高所では気圧が下がるため空気が薄くなり、空気に含まれる酸素の量が減少する。そのため、体がその変化に対応できずに様々な症状が現れる。
一般的に富士山(3,776M)で平地の3分の2、エベレストのBC(5,364M)で3分の1の酸素量と言われている。

どんな症状が起こるのかというと、頭痛、吐き気、食欲不振、めまい、息苦しさ、睡眠障害など。
それがひどくなると肺水腫や脳浮腫を引き起こしてしまい、命の危険性もある。

平地と一緒ということは、ほぼ無く、何かしらの症状が現れるのが普通なので、自分が何に弱く、どんな症状があり、どうしたら改善できるのか?を知ることが重要だ。

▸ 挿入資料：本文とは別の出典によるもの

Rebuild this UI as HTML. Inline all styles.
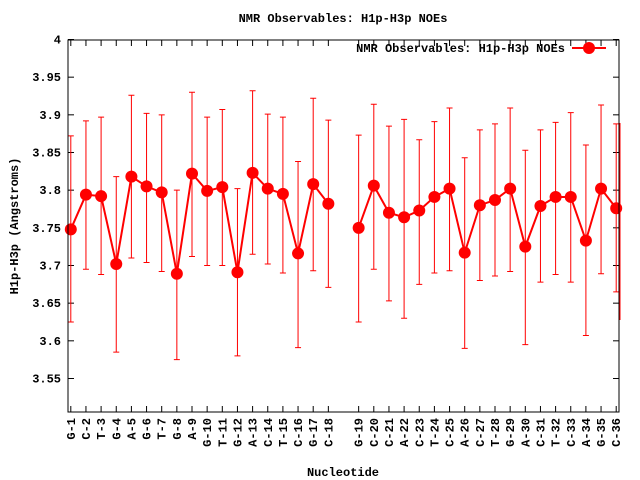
<!DOCTYPE html><html><head><style>body{margin:0;background:#fff}svg{display:block}text{font-family:"Liberation Mono",monospace;font-weight:bold;font-size:12px;fill:#000}</style></head><body>
<svg id="s" width="640" height="480" xmlns="http://www.w3.org/2000/svg"></svg>
<script>
var s=document.getElementById('s'),h='';
function X(k){return 70.8+k*15.15}function Y(v){return 39.5+(4-v)*753.3}
h+='<text x="343" y="22" text-anchor="middle">NMR Observables: H1p-H3p NOEs</text>';
h+='<text x="343" y="476" text-anchor="middle">Nucleotide</text>';
h+='<text transform="translate(18,226) rotate(-90)" text-anchor="middle">H1p-H3p (Angstroms)</text>';
var yt=[4,3.95,3.9,3.85,3.8,3.75,3.7,3.65,3.6,3.55];
yt.forEach(function(v){var y=Y(v);h+='<text x="61" y="'+(y+4)+'" text-anchor="end">'+v+'</text><line x1="68" y1="'+y+'" x2="74" y2="'+y+'" stroke="#000"/><line x1="619" y1="'+y+'" x2="613" y2="'+y+'" stroke="#000"/>';});
var names="G-1 C-2 T-3 G-4 A-5 G-6 T-7 G-8 A-9 G-10 T-11 G-12 A-13 C-14 T-15 C-16 G-17 C-18 | G-19 C-20 C-21 A-22 C-23 T-24 C-25 A-26 C-27 T-28 G-29 A-30 C-31 T-32 C-33 A-34 G-35 C-36".split(' ');
var d=[[3.748,3.872,3.625],[3.794,3.892,3.695],[3.792,3.897,3.688],[3.702,3.818,3.585],[3.818,3.926,3.71],[3.805,3.902,3.704],[3.797,3.9,3.692],[3.689,3.8,3.575],[3.822,3.93,3.712],[3.799,3.897,3.7],[3.804,3.907,3.7],[3.691,3.802,3.58],[3.823,3.932,3.715],[3.802,3.901,3.702],[3.795,3.897,3.69],[3.716,3.838,3.591],[3.808,3.922,3.693],[3.782,3.893,3.671],null,[3.75,3.873,3.625],[3.806,3.914,3.695],[3.77,3.885,3.653],[3.764,3.894,3.63],[3.773,3.867,3.675],[3.791,3.891,3.69],[3.802,3.909,3.693],[3.717,3.843,3.59],[3.78,3.88,3.68],[3.787,3.888,3.686],[3.802,3.909,3.692],[3.725,3.853,3.595],[3.779,3.88,3.678],[3.791,3.89,3.688],[3.791,3.903,3.678],[3.733,3.86,3.607],[3.802,3.913,3.689],[3.776,3.888,3.665]];
names.forEach(function(n,k){if(n=='|')return;var x=X(k);h+='<line x1="'+x+'" y1="412" x2="'+x+'" y2="406" stroke="#000"/><line x1="'+x+'" y1="40" x2="'+x+'" y2="46" stroke="#000"/><text transform="translate('+(x+4)+',418) rotate(-90)" text-anchor="end">'+n+'</text>';});
var p1='',p2='',c='';
d.forEach(function(r,k){if(!r)return;var x=X(k),y=Y(r[0]),a=Y(r[1]),b=Y(r[2]);
h+='<path d="M'+x+' '+a+'V'+b+'M'+(x-3)+' '+a+'h6M'+(x-3)+' '+b+'h6" stroke="#f00" fill="none"/>';
if(k<18)p1+=(p1?'L':'M')+x+' '+y;else p2+=(p2?'L':'M')+x+' '+y;c+='<circle cx="'+x+'" cy="'+y+'" r="6" fill="#f00"/>';});
h+='<path d="'+p1+p2+'" stroke="#f00" stroke-width="2" fill="none"/>'+c;
h+='<path d="M620 123V320" stroke="#f00"/>';
h+='<rect x="68" y="40" width="551" height="372" fill="none" stroke="#000"/>';
h+='<text x="565" y="52" text-anchor="end">NMR Observables: H1p-H3p NOEs</text><line x1="572" y1="48" x2="606" y2="48" stroke="#f00" stroke-width="2"/><circle cx="589" cy="48" r="6" fill="#f00"/>';
s.innerHTML=h;
</script></body></html>
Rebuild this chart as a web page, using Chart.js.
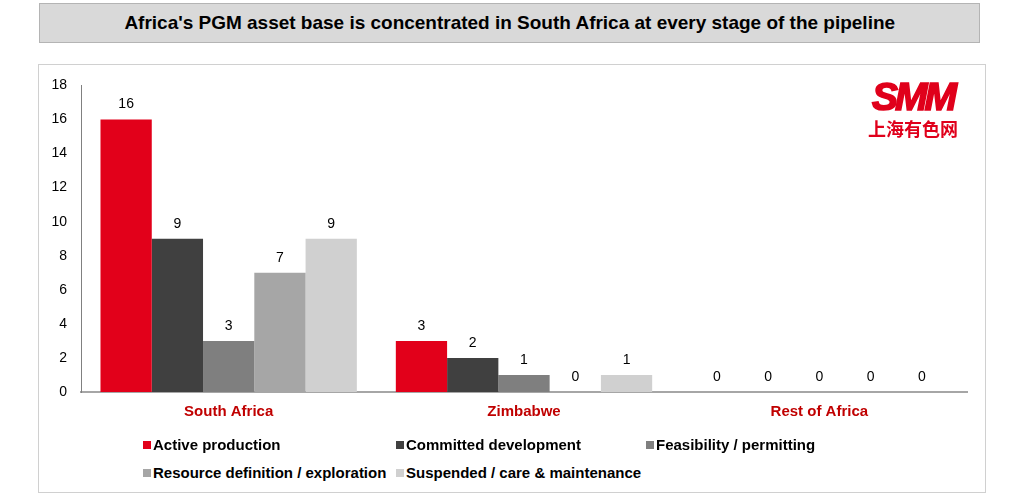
<!DOCTYPE html>
<html>
<head>
<meta charset="utf-8">
<script src="https://cdn.jsdelivr.net/npm/chart.js@4.4.1/dist/chart.umd.min.js"></script>
<style>
  html, body { margin: 0; padding: 0; background: #fff; }
  body { width: 1024px; height: 499px; position: relative; overflow: hidden; font-family: "Liberation Sans", Arial, sans-serif; }
  #titleBox {
    position: absolute; left: 39px; top: 3px; width: 939px; height: 38px;
    background: #d9d9d9; border: 1px solid #b4b4b4;
    display: flex; align-items: center; justify-content: center;
  }
  #titleText { font-weight: bold; font-size: 19px; color: #000; white-space: nowrap; display: inline-block; transform-origin: center; }
  #chartBox {
    position: absolute; left: 38px; top: 64px; width: 946px; height: 427px;
    background: #fff; border: 1px solid #d0d0d0;
  }
  #canvasWrap { position: absolute; left: 1px; top: -2px; width: 944px; height: 373px; }
  #logo { position: absolute; left: 824px; top: 17px; width: 100px; color: #e0001b; text-align: center; }
  #logoSmm { font-family: "Liberation Sans", Arial, sans-serif; font-weight: bold; font-style: italic; font-size: 39px; line-height: 30px; display: inline-block; letter-spacing: -3px; -webkit-text-stroke: 1.6px #e0001b; }
  #logoCn { font-family: "Noto Sans CJK SC", sans-serif; font-weight: bold; font-size: 18px; line-height: 20px; margin-top: 4px; }
  .legRow { position: absolute; left: 0; height: 20px; font-weight: bold; font-size: 15px; color: #000; }
  .legItem { position: absolute; top: 0; white-space: nowrap; line-height: 20px; }
  .legItem i { display: inline-block; width: 8px; height: 8px; margin-right: 2px; vertical-align: 1px; }
</style>
</head>
<body>
<div id="titleBox"><span id="titleText">Africa's PGM asset base is concentrated in South Africa at every stage of the pipeline</span></div>
<div id="chartBox">
  <div id="canvasWrap"><canvas id="chart"></canvas></div>
  <div id="logo"><div id="logoSmm">SMM</div><div id="logoCn">上海有色网</div></div>
  <div class="legRow" id="legRow1" style="top:370px"></div>
  <div class="legRow" id="legRow2" style="top:398px"></div>
</div>
<script>
const regions = ['South Africa', 'Zimbabwe', 'Rest of Africa'];
const seriesNames = ['Active production', 'Committed development', 'Feasibility / permitting', 'Resource definition / exploration', 'Suspended / care & maintenance'];
const seriesColors = ['#e2001a', '#404040', '#7f7f7f', '#a6a6a6', '#d0d0d0'];
const activeProduction = [16, 3, 0];
const committedDevelopment = [9, 2, 0];
const feasibilityPermitting = [3, 1, 0];
const resourceExploration = [7, 0, 0];
const suspendedCare = [9, 1, 0];
const yTicks = [0, 2, 4, 6, 8, 10, 12, 14, 16, 18];

const seriesValues = [activeProduction, committedDevelopment, feasibilityPermitting, resourceExploration, suspendedCare];

// squeeze the title to the width it has in the reference
const titleEl = document.getElementById('titleText');
const titleW = titleEl.getBoundingClientRect().width;
titleEl.style.transform = 'scaleX(' + (771 / titleW).toFixed(3) + ')';

// legend, laid out in columns like the original
const legendCols = [104, 357, 607];
const legendLayout = [[0, 1, 2], [3, 4]];
legendLayout.forEach((row, r) => {
  const rowEl = document.getElementById('legRow' + (r + 1));
  row.forEach((si, c) => {
    const item = document.createElement('span');
    item.className = 'legItem';
    item.style.left = legendCols[c] + 'px';
    item.innerHTML = '<i style="background:' + seriesColors[si] + '"></i>' + seriesNames[si];
    rowEl.appendChild(item);
  });
});

const valueLabels = {
  id: 'valueLabels',
  afterDatasetsDraw(chart) {
    const ctx = chart.ctx;
    ctx.save();
    ctx.font = '14px "Liberation Sans", Arial, sans-serif';
    ctx.fillStyle = '#000';
    ctx.textAlign = 'center';
    ctx.textBaseline = 'middle';
    chart.data.datasets.forEach((ds, i) => {
      chart.getDatasetMeta(i).data.forEach((bar, j) => {
        ctx.fillText(String(ds.data[j]), bar.x, bar.y - 15);
      });
    });
    ctx.restore();
  }
};

new Chart(document.getElementById('chart'), {
  type: 'bar',
  data: {
    labels: regions,
    datasets: seriesNames.map((name, i) => ({
      label: name,
      data: seriesValues[i],
      backgroundColor: seriesColors[i],
      borderWidth: 0,
      categoryPercentage: 0.868,
      barPercentage: 1.0
    }))
  },
  options: {
    responsive: true,
    maintainAspectRatio: false,
    animation: false,
    events: [],
    layout: { padding: { top: 15, right: 17, left: 0, bottom: 0 } },
    plugins: {
      legend: { display: false },
      tooltip: { enabled: false }
    },
    scales: {
      x: {
        grid: { display: false, drawTicks: false },
        border: { color: '#a6a6a6', width: 2 },
        ticks: {
          color: '#c00000',
          padding: 11,
          font: { family: '"Liberation Sans", Arial, sans-serif', size: 15, weight: 'bold' }
        },
        afterFit(scale) { scale.height = 44; }
      },
      y: {
        min: 0,
        max: 18,
        grid: { display: false, drawTicks: false },
        border: { color: '#808080', width: 1 },
        afterBuildTicks(scale) { scale.ticks = yTicks.map(v => ({ value: v })); },
        ticks: {
          color: '#000',
          padding: 14,
          font: { family: '"Liberation Sans", Arial, sans-serif', size: 14 }
        },
        afterFit(scale) { scale.width = 41; }
      }
    }
  },
  plugins: [valueLabels]
});
</script>
</body>
</html>
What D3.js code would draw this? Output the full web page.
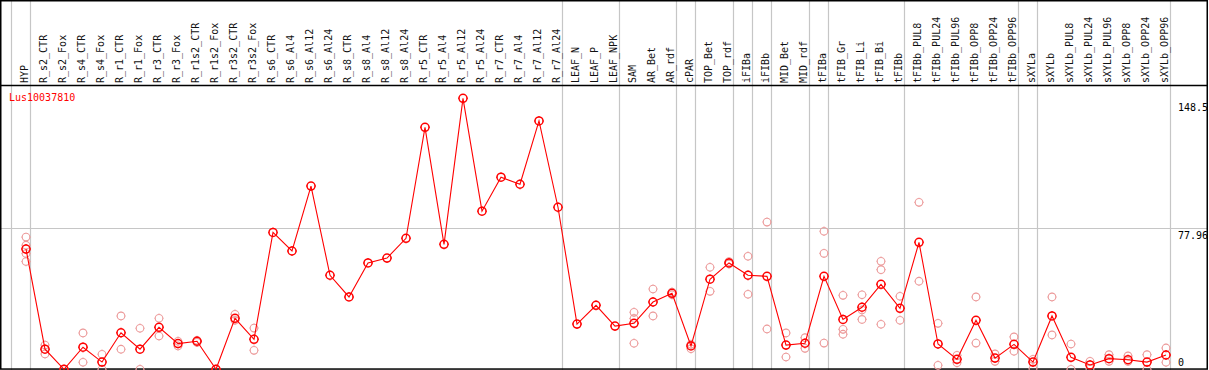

兎にも角にも鍵を握るのは「高山病とうまく付き合いながら登る」ことなのだ。

ここでのトレーニングは、最初に標高4,000Mのテストを行い、その後出発へ向けて徐々に高度を上げながら、運動負荷をかけていく。
その中でどれだけ体内に酸素を取り込めるのか、どんな呼吸法をすれば改善されるのか、自分の感覚が数値にどう反映されるのかなどを、全て数値化してみていく。

実際のトレーニング表

さあ、やれることは全てやった。
体力アップ、筋力増強、低酸素トレーニング、一日2リットルの水分摂取etc.


12月4日午前3:15

ゆっくりと身支度を整え、漆黒に包まれた標高5,930Mのアタックキャンプを出発した。
いきなり足場の悪い急登だ。息が上らないよう呼吸を意識しながら15分も登ると、メンバーのうちの一人が苦しみだし、下へ降りることになった。

とにかく自分の楽な呼吸に歩行のリズムを合わせることを意識し、一歩ずつ足を進めていく。そのスピードは亀よりも遅いと言っても決して大袈裟ではない。

しかし標高が上がるにつれ、体全体の調子がどんどん悪くなり、足が重たく前へ出ない。

一歩一歩足を進めるごとに、ムカムカし始めて頭全体が締め付けられてくる。考えられないほど、足が重たく前へ出ない。
そのうち目がチカチカして、朝焼けはわかるけど景色が全然見れない。
「リーダーについて行け」という励ましがあるが、リーダーの足元しか見れない。
辛い、辛い、辛い、気持ち悪い。
当日の日記より

標高6,370M地点で倒れ込み、私の挑戦は終わった。


標高6200m付近

人は何故、山に登るのだろう?

古くから言われているこの言葉だが、自分に問いてみると案外スンナリと答えが出てくる。

当たり前だが、人はそうそう宇宙には行けない。飛行機に乗って宇宙に近いところには行けるが、それは乗り物という動力に乗り、普通の生活と同じに酸素も取り入れられる状況で近づくだけだ。

そう考えると、自分の力で行ける宇宙に一番近い場所というのは、高い山だと思う。

標高5,500Mを越えるあたりから、空気の層が変わるように感じる。天地万物すべてが吸収された「音の無い世界」は、静けさを越えた空白が自分に同化してくる。
果てしなく続くこの世の終わりまで見渡すことができ、肌がブルブルと震えてくるのだ。

五感が総動員し、生きることのみに全てを注ぎ、いらないものが削ぎ落とされていく。

ここに長くいてはいけない…

呪文のようにこの言葉だけが波打つ心臓に響いてくる。

登頂を終え、だんだんと標高が下がってくると、待ちわびていたかのように体が酸素を取り入れ、細胞ひとつひとつが活きいきとしてくる。

樹木や草花が顔を出し始め、同じ生命体として存在する自分が認識でき、今この地で生きていることを強く実感できるのだ。

「なぜ高い山に登るのですか?」と度々聞かれることがある。

答えはシンプル。

宇宙に近い場所に立つと、私が住む当たり前の世界が愛おしくなり、今を生きていることこそが全てと感じるから。